Extract everything from the first line through the line with "const font = 'Open Sans';", both ends included, except for any pictures.

* START *

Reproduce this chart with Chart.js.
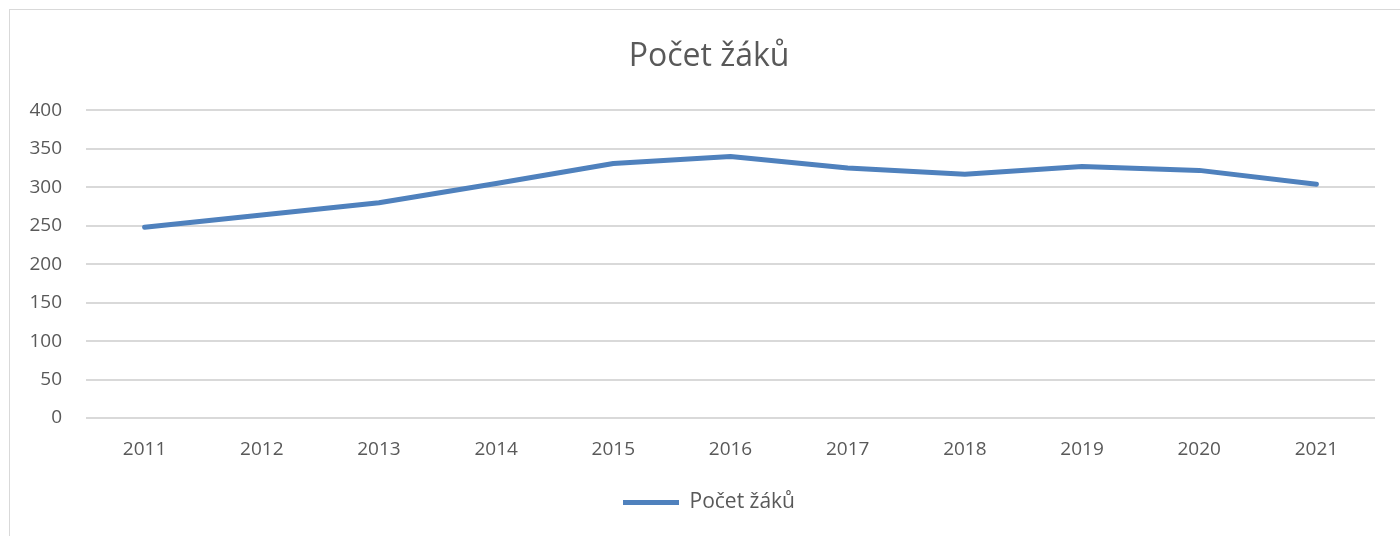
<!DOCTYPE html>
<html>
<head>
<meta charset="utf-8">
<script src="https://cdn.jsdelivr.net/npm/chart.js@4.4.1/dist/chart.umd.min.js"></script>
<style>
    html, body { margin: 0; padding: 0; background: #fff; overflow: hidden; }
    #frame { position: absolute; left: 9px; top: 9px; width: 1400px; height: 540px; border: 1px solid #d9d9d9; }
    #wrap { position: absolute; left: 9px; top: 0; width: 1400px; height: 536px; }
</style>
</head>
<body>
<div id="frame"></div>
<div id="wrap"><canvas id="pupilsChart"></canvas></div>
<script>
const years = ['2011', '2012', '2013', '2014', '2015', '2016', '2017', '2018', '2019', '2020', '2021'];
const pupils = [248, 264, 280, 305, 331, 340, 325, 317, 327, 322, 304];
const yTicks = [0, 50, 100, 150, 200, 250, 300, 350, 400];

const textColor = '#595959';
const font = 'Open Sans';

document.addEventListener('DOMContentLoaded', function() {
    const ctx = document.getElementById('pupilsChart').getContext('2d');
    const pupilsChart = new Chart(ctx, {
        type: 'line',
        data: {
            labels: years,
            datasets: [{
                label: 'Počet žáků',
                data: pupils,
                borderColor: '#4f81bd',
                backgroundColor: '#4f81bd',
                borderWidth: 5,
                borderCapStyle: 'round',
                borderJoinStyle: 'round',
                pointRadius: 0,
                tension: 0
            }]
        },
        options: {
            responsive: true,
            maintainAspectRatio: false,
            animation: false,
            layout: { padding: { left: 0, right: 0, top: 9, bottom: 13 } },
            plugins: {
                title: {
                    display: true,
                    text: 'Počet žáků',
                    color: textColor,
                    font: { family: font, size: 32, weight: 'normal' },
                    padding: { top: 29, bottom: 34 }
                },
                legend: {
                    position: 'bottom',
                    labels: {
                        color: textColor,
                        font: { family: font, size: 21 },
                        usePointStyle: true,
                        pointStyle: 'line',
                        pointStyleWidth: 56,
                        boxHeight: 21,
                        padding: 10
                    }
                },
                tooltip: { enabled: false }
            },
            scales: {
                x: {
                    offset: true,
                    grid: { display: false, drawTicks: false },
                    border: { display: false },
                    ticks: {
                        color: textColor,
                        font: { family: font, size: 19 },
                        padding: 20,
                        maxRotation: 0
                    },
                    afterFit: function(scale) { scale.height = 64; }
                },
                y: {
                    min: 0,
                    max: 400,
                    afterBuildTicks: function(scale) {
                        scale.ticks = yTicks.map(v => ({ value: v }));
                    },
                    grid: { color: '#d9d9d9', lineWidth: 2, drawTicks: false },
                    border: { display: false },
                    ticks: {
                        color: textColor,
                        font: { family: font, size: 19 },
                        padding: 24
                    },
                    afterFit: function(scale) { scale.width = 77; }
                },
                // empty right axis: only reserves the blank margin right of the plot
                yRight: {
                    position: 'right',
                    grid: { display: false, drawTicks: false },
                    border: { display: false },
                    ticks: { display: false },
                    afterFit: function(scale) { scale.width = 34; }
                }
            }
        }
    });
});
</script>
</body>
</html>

* END *

_Answer below_
Reproduce this chart with Chart.js.
<!DOCTYPE html>
<html>
<head>
<meta charset="utf-8">
<script src="https://cdn.jsdelivr.net/npm/chart.js@4.4.1/dist/chart.umd.min.js"></script>
<style>
    html, body { margin: 0; padding: 0; background: #fff; overflow: hidden; }
    #frame { position: absolute; left: 9px; top: 9px; width: 1400px; height: 540px; border: 1px solid #d9d9d9; }
    #wrap { position: absolute; left: 9px; top: 0; width: 1400px; height: 536px; }
</style>
</head>
<body>
<div id="frame"></div>
<div id="wrap"><canvas id="pupilsChart"></canvas></div>
<script>
const years = ['2011', '2012', '2013', '2014', '2015', '2016', '2017', '2018', '2019', '2020', '2021'];
const pupils = [248, 264, 280, 305, 331, 340, 325, 317, 327, 322, 304];
const yTicks = [0, 50, 100, 150, 200, 250, 300, 350, 400];

const textColor = '#595959';
const font = 'Open Sans';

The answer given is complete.